== STATED TASK ==
Transcribe every line from the top down to the line with "from matplotlib import font_manager", both ends included, but not the pictures.

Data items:
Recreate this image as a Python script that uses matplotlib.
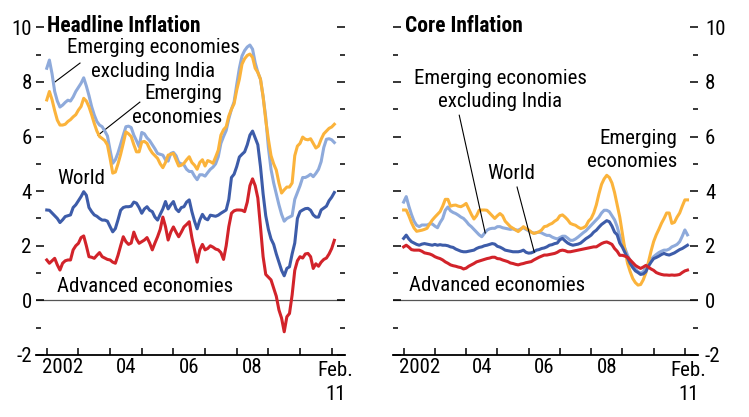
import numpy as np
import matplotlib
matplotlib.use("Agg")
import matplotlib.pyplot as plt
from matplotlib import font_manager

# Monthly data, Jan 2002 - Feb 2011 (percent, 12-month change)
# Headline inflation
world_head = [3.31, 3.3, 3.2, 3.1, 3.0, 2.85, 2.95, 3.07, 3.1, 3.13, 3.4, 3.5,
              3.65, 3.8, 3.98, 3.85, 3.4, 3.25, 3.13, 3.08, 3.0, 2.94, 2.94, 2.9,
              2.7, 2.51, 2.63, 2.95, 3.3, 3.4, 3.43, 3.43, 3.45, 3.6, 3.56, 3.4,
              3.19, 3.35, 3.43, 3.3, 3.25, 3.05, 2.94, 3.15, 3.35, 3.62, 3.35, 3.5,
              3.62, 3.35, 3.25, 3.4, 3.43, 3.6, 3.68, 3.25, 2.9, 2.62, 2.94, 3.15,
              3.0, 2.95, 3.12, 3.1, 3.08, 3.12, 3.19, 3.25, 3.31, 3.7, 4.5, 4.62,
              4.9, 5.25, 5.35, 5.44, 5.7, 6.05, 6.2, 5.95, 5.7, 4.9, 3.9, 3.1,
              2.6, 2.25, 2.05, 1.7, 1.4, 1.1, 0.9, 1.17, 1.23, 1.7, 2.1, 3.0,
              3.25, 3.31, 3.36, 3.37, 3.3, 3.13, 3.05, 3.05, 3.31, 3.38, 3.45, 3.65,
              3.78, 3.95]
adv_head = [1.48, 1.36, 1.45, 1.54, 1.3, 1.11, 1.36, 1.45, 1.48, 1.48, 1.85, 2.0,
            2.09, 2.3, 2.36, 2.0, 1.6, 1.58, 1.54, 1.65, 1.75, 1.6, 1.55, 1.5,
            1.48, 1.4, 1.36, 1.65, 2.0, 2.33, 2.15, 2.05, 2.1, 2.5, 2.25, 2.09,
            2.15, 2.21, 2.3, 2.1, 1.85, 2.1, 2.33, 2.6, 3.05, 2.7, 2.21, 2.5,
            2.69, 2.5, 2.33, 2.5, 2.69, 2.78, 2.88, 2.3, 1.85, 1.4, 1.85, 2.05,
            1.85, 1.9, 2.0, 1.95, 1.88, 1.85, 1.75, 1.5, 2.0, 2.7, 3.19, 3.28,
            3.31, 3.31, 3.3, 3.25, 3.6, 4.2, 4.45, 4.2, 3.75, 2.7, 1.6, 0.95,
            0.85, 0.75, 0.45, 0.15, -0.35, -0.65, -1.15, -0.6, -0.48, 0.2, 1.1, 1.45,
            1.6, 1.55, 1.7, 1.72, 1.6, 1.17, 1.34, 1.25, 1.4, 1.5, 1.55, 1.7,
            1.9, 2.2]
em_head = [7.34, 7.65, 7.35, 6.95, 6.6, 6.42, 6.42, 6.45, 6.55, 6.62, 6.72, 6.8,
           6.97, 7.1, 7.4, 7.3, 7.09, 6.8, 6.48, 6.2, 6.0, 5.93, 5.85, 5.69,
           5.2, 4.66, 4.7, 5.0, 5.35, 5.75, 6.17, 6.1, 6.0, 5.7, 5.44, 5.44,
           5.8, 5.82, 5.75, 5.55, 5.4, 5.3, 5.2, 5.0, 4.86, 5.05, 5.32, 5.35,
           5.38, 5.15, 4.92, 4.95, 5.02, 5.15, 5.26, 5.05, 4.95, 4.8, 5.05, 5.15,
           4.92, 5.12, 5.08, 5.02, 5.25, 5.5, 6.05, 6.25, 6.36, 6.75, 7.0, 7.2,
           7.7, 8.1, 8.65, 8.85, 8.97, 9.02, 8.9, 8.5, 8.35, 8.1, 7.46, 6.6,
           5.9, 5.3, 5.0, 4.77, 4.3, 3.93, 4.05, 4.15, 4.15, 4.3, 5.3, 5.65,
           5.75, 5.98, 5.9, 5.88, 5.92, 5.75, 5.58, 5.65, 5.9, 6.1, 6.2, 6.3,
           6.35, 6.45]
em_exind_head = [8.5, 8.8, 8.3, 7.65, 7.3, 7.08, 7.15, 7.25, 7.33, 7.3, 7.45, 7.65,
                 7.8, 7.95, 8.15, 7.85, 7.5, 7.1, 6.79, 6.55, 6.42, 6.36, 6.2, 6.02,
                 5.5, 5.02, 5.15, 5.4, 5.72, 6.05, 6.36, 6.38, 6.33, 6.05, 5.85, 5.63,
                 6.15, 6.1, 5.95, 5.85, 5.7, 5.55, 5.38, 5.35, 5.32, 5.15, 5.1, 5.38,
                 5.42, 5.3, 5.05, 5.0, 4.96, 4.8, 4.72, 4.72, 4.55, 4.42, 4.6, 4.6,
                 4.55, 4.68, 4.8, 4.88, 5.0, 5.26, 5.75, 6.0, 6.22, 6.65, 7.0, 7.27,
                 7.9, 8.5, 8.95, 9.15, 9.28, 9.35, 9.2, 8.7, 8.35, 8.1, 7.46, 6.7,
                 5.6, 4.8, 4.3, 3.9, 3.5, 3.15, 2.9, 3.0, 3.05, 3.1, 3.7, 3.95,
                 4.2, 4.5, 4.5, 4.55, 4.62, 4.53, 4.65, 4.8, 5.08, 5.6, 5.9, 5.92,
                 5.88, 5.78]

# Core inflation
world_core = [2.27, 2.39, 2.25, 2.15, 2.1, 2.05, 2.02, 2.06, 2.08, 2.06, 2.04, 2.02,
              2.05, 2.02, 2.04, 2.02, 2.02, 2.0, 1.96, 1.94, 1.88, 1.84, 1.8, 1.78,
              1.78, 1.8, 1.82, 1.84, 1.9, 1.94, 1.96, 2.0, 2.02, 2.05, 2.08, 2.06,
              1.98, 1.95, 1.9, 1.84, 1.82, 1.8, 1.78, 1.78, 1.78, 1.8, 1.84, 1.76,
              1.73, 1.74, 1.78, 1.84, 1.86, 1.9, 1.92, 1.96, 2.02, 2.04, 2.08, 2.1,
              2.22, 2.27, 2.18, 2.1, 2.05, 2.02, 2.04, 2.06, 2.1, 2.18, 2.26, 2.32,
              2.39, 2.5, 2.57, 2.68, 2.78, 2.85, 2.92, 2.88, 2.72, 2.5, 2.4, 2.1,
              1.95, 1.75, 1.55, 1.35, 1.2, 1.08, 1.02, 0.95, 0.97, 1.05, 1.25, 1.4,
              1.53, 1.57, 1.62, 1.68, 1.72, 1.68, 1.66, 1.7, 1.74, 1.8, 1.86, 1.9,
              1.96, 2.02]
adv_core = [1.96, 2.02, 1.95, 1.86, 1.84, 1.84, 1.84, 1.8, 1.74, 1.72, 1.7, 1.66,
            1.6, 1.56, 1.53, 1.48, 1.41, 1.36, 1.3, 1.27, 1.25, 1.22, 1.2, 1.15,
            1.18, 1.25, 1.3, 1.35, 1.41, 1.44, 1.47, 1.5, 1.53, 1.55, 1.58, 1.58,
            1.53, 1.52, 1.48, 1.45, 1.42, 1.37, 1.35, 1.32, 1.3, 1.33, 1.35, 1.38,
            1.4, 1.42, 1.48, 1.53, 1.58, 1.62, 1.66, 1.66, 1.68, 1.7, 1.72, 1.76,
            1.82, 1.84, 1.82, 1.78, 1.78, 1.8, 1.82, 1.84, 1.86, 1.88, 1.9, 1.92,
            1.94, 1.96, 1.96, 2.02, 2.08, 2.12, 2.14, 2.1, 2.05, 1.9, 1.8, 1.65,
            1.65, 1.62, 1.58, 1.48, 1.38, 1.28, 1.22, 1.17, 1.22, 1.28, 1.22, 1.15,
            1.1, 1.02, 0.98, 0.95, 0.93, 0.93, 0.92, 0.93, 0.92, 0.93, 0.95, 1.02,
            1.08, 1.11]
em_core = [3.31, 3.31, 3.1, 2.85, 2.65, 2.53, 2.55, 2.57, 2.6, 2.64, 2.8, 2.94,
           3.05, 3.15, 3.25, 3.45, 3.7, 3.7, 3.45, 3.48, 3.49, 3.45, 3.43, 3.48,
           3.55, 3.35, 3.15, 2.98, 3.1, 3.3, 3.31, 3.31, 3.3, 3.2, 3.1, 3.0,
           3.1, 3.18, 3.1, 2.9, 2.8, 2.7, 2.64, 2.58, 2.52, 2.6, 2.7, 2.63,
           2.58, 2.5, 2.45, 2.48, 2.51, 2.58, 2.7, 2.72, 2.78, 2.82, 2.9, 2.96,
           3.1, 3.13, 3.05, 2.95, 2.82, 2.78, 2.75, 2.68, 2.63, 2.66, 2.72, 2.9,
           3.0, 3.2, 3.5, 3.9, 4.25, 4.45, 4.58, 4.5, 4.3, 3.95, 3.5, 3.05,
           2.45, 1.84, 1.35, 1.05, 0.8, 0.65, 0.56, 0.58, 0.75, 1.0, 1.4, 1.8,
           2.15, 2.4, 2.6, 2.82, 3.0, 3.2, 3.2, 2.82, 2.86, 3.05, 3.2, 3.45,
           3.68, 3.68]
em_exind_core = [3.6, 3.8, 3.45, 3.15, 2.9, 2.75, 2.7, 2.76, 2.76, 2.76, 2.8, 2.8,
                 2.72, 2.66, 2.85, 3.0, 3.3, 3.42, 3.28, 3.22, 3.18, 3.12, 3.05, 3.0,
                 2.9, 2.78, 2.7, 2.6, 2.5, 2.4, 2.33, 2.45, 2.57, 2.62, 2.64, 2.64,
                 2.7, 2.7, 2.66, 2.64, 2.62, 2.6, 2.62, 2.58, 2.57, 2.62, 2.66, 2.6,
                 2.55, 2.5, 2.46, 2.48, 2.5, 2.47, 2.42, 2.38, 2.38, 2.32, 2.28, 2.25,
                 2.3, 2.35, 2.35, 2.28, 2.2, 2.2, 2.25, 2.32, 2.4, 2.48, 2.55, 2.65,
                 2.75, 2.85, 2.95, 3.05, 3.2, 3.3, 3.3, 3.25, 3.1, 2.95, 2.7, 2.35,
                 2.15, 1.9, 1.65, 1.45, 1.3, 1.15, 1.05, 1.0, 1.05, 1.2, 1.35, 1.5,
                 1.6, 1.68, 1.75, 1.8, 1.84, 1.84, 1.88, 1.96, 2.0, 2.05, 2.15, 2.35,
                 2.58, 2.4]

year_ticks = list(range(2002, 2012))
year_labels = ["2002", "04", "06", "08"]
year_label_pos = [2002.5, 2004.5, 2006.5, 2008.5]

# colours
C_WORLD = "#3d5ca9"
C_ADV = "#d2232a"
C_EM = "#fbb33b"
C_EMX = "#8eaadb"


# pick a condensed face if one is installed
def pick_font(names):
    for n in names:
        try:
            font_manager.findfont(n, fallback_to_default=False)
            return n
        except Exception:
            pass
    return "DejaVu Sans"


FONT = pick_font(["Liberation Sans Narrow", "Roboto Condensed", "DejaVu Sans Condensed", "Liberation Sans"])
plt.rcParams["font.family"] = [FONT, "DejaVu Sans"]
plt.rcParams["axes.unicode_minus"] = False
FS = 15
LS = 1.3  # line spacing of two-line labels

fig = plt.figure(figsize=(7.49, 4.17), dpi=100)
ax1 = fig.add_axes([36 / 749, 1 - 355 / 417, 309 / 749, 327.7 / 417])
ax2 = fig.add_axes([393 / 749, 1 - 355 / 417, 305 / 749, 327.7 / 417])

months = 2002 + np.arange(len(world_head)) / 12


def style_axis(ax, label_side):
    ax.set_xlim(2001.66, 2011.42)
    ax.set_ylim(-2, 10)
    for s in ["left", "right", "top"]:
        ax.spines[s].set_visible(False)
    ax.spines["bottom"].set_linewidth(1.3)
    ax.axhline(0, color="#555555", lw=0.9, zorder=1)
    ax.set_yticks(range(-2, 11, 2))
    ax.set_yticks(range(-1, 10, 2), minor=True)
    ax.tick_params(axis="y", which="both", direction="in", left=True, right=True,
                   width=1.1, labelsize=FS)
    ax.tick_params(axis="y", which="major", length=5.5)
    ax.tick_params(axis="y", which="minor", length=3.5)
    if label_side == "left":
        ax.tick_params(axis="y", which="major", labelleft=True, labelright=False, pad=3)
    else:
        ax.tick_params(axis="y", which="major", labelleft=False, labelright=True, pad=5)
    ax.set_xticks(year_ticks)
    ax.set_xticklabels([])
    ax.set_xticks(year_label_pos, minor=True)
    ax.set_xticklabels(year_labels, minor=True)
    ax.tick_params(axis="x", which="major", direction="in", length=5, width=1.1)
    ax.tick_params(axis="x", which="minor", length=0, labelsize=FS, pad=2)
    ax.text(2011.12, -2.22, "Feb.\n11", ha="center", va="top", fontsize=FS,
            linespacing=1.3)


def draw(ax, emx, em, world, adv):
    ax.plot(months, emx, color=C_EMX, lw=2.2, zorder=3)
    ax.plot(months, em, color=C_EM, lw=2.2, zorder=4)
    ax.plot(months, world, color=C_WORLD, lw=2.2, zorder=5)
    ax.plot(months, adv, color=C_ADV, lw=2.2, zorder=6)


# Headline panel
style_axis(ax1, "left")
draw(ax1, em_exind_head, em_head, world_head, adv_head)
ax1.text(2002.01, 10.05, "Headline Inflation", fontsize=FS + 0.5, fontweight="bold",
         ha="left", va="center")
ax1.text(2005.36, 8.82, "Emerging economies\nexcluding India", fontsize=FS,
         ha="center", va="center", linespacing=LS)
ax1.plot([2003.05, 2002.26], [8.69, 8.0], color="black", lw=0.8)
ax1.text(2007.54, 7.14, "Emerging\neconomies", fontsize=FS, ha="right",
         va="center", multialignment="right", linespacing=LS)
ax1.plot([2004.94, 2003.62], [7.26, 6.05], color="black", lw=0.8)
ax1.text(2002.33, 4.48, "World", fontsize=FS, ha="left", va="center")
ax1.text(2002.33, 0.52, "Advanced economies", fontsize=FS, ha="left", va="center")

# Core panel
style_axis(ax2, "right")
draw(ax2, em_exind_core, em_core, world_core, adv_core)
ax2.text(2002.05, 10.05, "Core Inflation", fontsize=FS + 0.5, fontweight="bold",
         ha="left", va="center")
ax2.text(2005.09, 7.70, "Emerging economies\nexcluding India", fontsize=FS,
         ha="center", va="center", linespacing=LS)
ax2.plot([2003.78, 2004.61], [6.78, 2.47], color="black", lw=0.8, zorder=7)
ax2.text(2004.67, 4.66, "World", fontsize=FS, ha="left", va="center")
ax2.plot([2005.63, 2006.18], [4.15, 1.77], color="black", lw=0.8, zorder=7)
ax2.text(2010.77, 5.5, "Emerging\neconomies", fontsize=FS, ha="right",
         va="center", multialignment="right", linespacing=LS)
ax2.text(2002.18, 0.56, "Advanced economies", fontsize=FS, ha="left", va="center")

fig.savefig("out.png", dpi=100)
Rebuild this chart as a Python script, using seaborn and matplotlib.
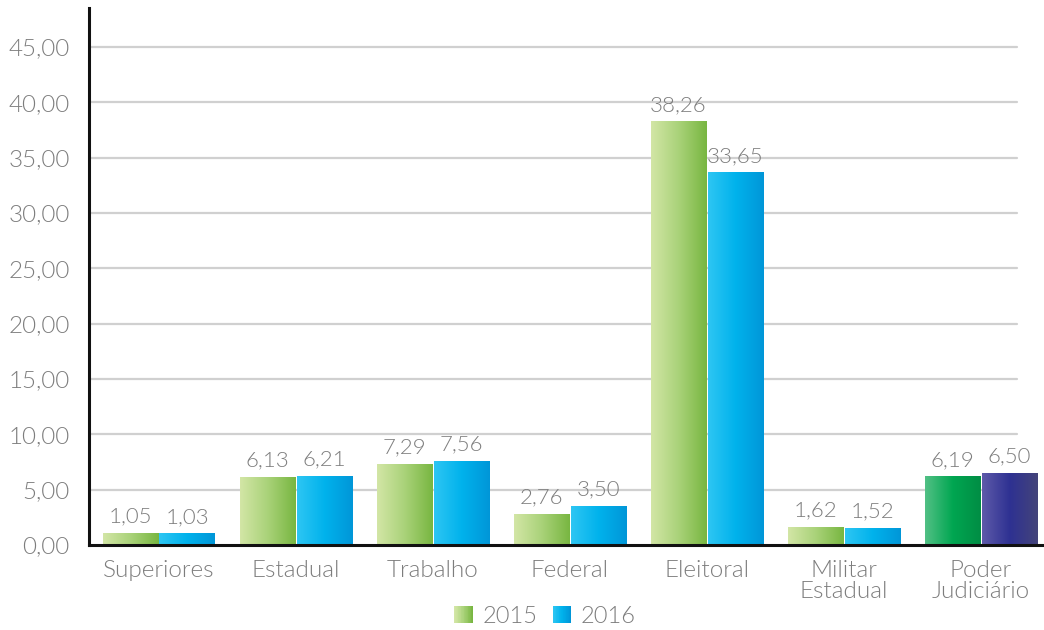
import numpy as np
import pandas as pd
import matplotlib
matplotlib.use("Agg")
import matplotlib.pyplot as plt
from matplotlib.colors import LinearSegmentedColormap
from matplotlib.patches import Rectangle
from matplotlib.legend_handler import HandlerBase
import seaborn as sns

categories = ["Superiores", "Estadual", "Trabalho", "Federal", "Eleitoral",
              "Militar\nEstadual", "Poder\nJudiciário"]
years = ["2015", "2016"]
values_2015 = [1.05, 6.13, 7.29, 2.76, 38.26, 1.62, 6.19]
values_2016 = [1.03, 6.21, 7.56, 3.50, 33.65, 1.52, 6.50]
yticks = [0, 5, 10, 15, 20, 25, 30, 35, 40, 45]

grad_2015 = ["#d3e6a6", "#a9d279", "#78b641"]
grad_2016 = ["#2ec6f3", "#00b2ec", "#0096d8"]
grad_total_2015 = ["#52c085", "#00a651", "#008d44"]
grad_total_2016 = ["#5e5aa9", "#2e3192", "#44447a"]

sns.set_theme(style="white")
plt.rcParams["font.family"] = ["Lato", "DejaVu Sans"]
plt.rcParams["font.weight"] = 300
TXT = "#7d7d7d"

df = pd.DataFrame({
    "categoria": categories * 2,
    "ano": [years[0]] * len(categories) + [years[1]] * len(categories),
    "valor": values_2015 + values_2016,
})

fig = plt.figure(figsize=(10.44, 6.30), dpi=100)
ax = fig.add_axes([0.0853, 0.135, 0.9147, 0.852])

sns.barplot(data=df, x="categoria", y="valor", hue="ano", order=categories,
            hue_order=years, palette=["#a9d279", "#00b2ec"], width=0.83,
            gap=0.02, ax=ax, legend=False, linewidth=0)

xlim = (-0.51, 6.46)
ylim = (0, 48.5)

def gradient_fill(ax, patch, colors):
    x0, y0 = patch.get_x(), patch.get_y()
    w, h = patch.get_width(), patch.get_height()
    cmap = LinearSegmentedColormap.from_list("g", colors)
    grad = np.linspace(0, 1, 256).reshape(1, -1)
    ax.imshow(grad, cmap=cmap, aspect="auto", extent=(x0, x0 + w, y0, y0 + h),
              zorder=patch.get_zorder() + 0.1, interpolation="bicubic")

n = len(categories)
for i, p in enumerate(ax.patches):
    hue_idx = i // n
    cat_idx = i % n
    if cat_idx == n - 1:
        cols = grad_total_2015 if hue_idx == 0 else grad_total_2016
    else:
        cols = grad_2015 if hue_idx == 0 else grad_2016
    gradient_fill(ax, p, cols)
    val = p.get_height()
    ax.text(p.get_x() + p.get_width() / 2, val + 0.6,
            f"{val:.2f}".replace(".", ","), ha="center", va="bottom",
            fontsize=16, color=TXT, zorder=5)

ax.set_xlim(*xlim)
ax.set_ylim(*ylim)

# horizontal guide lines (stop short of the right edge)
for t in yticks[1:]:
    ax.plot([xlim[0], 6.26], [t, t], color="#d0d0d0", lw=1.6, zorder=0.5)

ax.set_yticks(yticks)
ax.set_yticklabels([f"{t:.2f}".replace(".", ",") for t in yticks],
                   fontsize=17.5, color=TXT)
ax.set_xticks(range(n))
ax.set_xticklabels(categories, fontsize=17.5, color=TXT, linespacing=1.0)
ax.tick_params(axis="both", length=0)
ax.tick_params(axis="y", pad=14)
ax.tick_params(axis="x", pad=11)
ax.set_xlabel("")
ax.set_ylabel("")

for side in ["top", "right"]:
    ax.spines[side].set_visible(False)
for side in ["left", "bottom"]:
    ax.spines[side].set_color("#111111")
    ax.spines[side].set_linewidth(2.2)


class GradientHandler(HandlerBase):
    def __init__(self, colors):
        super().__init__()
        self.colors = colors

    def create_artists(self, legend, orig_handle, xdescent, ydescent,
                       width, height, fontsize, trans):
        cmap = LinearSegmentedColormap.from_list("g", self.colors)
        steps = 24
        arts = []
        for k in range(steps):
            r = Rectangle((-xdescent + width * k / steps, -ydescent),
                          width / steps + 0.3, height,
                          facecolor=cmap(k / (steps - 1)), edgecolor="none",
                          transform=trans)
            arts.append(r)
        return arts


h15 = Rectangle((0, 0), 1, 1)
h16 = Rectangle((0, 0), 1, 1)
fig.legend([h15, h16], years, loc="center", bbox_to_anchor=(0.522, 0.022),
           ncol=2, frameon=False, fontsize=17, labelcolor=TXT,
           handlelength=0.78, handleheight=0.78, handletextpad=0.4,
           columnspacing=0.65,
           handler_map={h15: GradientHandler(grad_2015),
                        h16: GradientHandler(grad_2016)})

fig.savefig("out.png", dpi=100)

== WRITTEN RESPONSE ==
Recreate this image as a Python script that uses matplotlib.
import numpy as np
import matplotlib
matplotlib.use("Agg")
import matplotlib.pyplot as plt
from matplotlib import font_manager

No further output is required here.